Robotic Modules for the Programmable Chemputation of Molecules and Materials

10 February 2023, Version 1
This content is a preprint and has not undergone peer review at the time of posting.


Before big data methods like machine learning and artificial intelligence methods can be used in chemistry, the digitization of chemistry and materials requires the development of a universal standard that is both affordable and broadly applicable. This has parallels with the foundations of the digital revolution which required standard architectures with a well-defined specification. Recently, we have developed automated platforms for the chemical artificial intelligence driven discovery, synthesis of molecules, materials, nanomaterials, and formulations.

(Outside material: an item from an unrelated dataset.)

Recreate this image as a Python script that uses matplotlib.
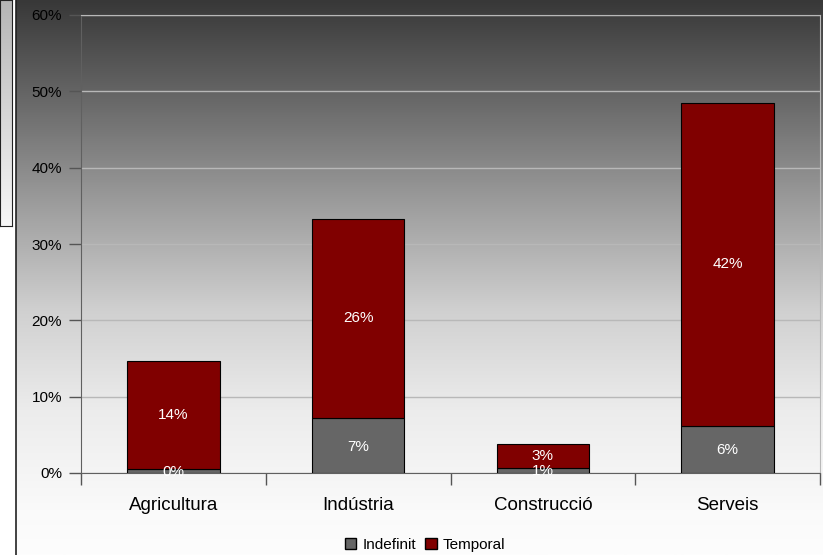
import matplotlib.pyplot as plt
import numpy as np
from matplotlib.colors import LinearSegmentedColormap
from matplotlib.patches import Patch
from matplotlib.lines import Line2D

plt.rcParams['font.family'] = ['Liberation Sans', 'DejaVu Sans']

# dades
sectors = ["Agricultura", "Indústria", "Construcció", "Serveis"]
indefinit = [0.5, 7.2, 0.7, 6.2]
temporal = [14.2, 26.1, 3.1, 42.3]
labels_indef = ["0%", "7%", "1%", "6%"]
labels_temp = ["14%", "26%", "3%", "42%"]

W, H = 823, 555
fig = plt.figure(figsize=(W / 100, H / 100), dpi=100)
fig.patch.set_facecolor('white')

# fons en degradat
grey = LinearSegmentedColormap.from_list('bg', [
    (0.0, '#383838'), (0.2, '#6e6e6e'), (0.38, '#a0a0a0'),
    (0.56, '#d0d0d0'), (0.74, '#ececec'), (0.92, '#fafafa'), (1.0, '#fdfdfd')])
bg = fig.add_axes([16 / W, 0, 1 - 16 / W, 1], zorder=-10)
bg.imshow(np.linspace(0, 1, 256).reshape(-1, 1), aspect='auto', cmap=grey,
          extent=[0, 1, 0, 1])
bg.axis('off')

# caixa de l'esquerra
box = fig.add_axes([0, 1 - 226 / H, 12 / W, 226 / H], zorder=-9)
box_cmap = LinearSegmentedColormap.from_list('box', ['#b4b4b4', '#f8f8f8'])
box.imshow(np.linspace(0, 1, 256).reshape(-1, 1), aspect='auto', cmap=box_cmap,
           extent=[0, 1, 0, 1])
box.set_xticks([])
box.set_yticks([])
for s in box.spines.values():
    s.set_color('#222222')
fig.add_artist(Line2D([15.5 / W, 15.5 / W], [0, 1], color='#222222', lw=1.2))

ax = fig.add_axes([81 / W, 1 - 473 / H, (820 - 81) / W, (473 - 15) / H])
ax.set_facecolor('none')

x = np.arange(len(sectors))
ax.bar(x, indefinit, 0.5, color='#666666', edgecolor='black', lw=0.8,
       label='Indefinit', zorder=3)
ax.bar(x, temporal, 0.5, bottom=indefinit, color='#800000',
       edgecolor='black', lw=0.8, label='Temporal', zorder=3)

for i in range(len(sectors)):
    ax.text(x[i], indefinit[i] / 2 - 0.15, labels_indef[i], ha='center',
            va='center', color='white', fontsize=11, zorder=4)
    ax.text(x[i], indefinit[i] + temporal[i] / 2, labels_temp[i], ha='center',
            va='center', color='white', fontsize=11, zorder=4)

ax.set_xlim(-0.5, 3.5)
ax.set_ylim(0, 60)
ax.set_yticks(range(0, 61, 10))
ax.set_yticklabels([f"{v}%" for v in range(0, 61, 10)], fontsize=11)
ax.tick_params(axis='y', length=8.6, width=1, color='#555555', pad=5)
ax.yaxis.grid(True, color='#b8b8b8', lw=1, zorder=0)

ax.set_xticks(np.arange(-0.5, 4, 1))
ax.set_xticklabels([])
ax.set_xticks(x, minor=True)
ax.set_xticklabels(sectors, minor=True, fontsize=13.5)
ax.tick_params(axis='x', which='major', length=8.6, width=1, color='#555555')
ax.tick_params(axis='x', which='minor', length=0, pad=17)

ax.spines['left'].set_color('#606060')
ax.spines['bottom'].set_color('#606060')
ax.spines['top'].set_color('#b8b8b8')
ax.spines['right'].set_color('#b8b8b8')

handles = [Patch(facecolor='#666666', edgecolor='black', label='Indefinit'),
           Patch(facecolor='#800000', edgecolor='black', label='Temporal')]
fig.legend(handles=handles, loc='center', bbox_to_anchor=(425 / W, 1 - 545 / H),
           ncol=2, frameon=False, fontsize=11, handlelength=0.75,
           handleheight=0.75, handletextpad=0.4, columnspacing=0.6)

fig.savefig('out.png', dpi=100)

To avoid the use of highly expensive systems we focussed on the design and construction of standard hardware and software modules creating a road map for the digitization of chemistry across different fields. Our platforms can be divided into four different categories depending on their application: i) discovery systems for the search of chemical space and new reactivity, ii) synthesis and manufacture of fine chemicals, iii) formulation discovery and exploration, and iv) materials discovery and synthesis. We describe the evolution and convergence of these platforms in terms of, common hardware, firmware, and software along with the development of a programming language for chemical and material systems. This programming approach is not only useful for reliable synthesis, but for design of experiments, discovery, optimisation and providing new standards for collaboration. This approach is also vital for the verification of findings published in the literature, databases, to increase the reliability of experimental outcomes, and to allow collaboration across different research laboratory settings as well as the sharing of failed experiments.